DESCRIPTION OF THE TASK —
Leave out any picture and return the remaining listing below exactly as given.
╭─ INFORMATION SUPPLIED
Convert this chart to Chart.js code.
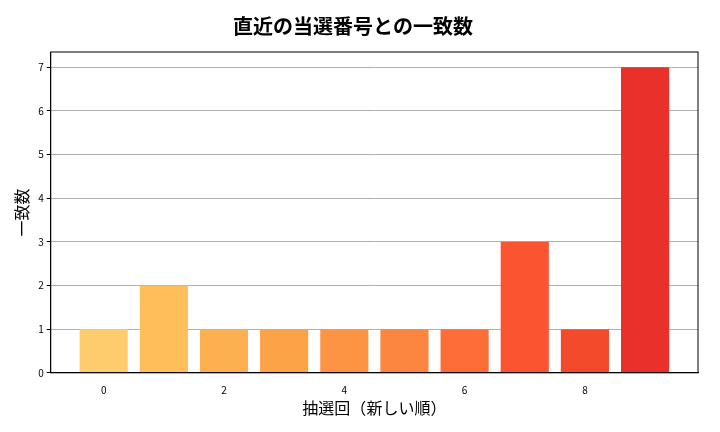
<!DOCTYPE html>
<html><head><meta charset="utf-8">
<script src="https://cdn.jsdelivr.net/npm/chart.js@4"></script>
<style>html,body{margin:0;padding:0;background:#fff}#w{width:720px;height:432px}</style>
</head><body><div id="w"><canvas id="c"></canvas></div>
<script>
const draws = [0,1,2,3,4,5,6,7,8,9];
const matches = [1,2,1,1,1,1,1,3,1,7];
const barColors = ['#FECC6C','#FEBE5A','#FDB04F','#FDA347','#FD9444','#FC8540','#FC6D38','#FB5430','#F44A2C','#E9302A'];
const xTicks = [0,2,4,6,8];
const F = "'Noto Sans CJK JP','DejaVu Sans',sans-serif";
const frame = {id:'frame',afterDraw(ch){const a=ch.chartArea,c=ch.ctx;c.save();c.strokeStyle='#000';c.lineWidth=1;c.strokeRect(a.left,a.top,a.right-a.left,a.bottom-a.top);c.restore();}};
new Chart(document.getElementById('c'),{
type:'bar',
data:{datasets:[{data:draws.map((d,i)=>({x:d,y:matches[i]})),backgroundColor:barColors,barPercentage:0.8,categoryPercentage:1}]},
options:{responsive:true,maintainAspectRatio:false,animation:false,
layout:{padding:{left:8,right:22,top:8,bottom:10}},
plugins:{legend:{display:false},tooltip:{enabled:false},
title:{display:true,text:'直近の当選番号との一致数',font:{family:F,size:20,weight:'bold'},color:'#000',padding:{top:6,bottom:14}}},
scales:{
x:{type:'linear',offset:false,min:-0.88,max:9.88,grid:{display:false,offset:false},border:{color:'#000'},
afterBuildTicks(ax){ax.ticks=xTicks.map(v=>({value:v}));},
ticks:{font:{family:F,size:10},color:'#000',maxRotation:0},
title:{display:true,text:'抽選回（新しい順）',font:{family:F,size:16},color:'#000',padding:{top:0}}},
y:{min:0,max:7.35,grid:{color:'#b0b0b0',drawTicks:true,tickColor:'#000',tickLength:4},border:{color:'#000'},
afterBuildTicks(ax){ax.ticks=[0,1,2,3,4,5,6,7].map(v=>({value:v}));},
ticks:{font:{family:F,size:10},color:'#000'},
title:{display:true,text:'一致数',font:{family:F,size:16},color:'#000'}}
}},
plugins:[frame]});
</script></body></html>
╰─
TASK ANSWER —
Convert this chart to Chart.js code.
<!DOCTYPE html>
<html><head><meta charset="utf-8">
<script src="https://cdn.jsdelivr.net/npm/chart.js@4"></script>
<style>html,body{margin:0;padding:0;background:#fff}#w{width:720px;height:432px}</style>
</head><body><div id="w"><canvas id="c"></canvas></div>
<script>
const draws = [0,1,2,3,4,5,6,7,8,9];
const matches = [1,2,1,1,1,1,1,3,1,7];
const barColors = ['#FECC6C','#FEBE5A','#FDB04F','#FDA347','#FD9444','#FC8540','#FC6D38','#FB5430','#F44A2C','#E9302A'];
const xTicks = [0,2,4,6,8];
const F = "'Noto Sans CJK JP','DejaVu Sans',sans-serif";
const frame = {id:'frame',afterDraw(ch){const a=ch.chartArea,c=ch.ctx;c.save();c.strokeStyle='#000';c.lineWidth=1;c.strokeRect(a.left,a.top,a.right-a.left,a.bottom-a.top);c.restore();}};
new Chart(document.getElementById('c'),{
type:'bar',
data:{datasets:[{data:draws.map((d,i)=>({x:d,y:matches[i]})),backgroundColor:barColors,barPercentage:0.8,categoryPercentage:1}]},
options:{responsive:true,maintainAspectRatio:false,animation:false,
layout:{padding:{left:8,right:22,top:8,bottom:10}},
plugins:{legend:{display:false},tooltip:{enabled:false},
title:{display:true,text:'直近の当選番号との一致数',font:{family:F,size:20,weight:'bold'},color:'#000',padding:{top:6,bottom:14}}},
scales:{
x:{type:'linear',offset:false,min:-0.88,max:9.88,grid:{display:false,offset:false},border:{color:'#000'},
afterBuildTicks(ax){ax.ticks=xTicks.map(v=>({value:v}));},
ticks:{font:{family:F,size:10},color:'#000',maxRotation:0},
title:{display:true,text:'抽選回（新しい順）',font:{family:F,size:16},color:'#000',padding:{top:0}}},
y:{min:0,max:7.35,grid:{color:'#b0b0b0',drawTicks:true,tickColor:'#000',tickLength:4},border:{color:'#000'},
afterBuildTicks(ax){ax.ticks=[0,1,2,3,4,5,6,7].map(v=>({value:v}));},
ticks:{font:{family:F,size:10},color:'#000'},
title:{display:true,text:'一致数',font:{family:F,size:16},color:'#000'}}
}},
plugins:[frame]});
</script></body></html>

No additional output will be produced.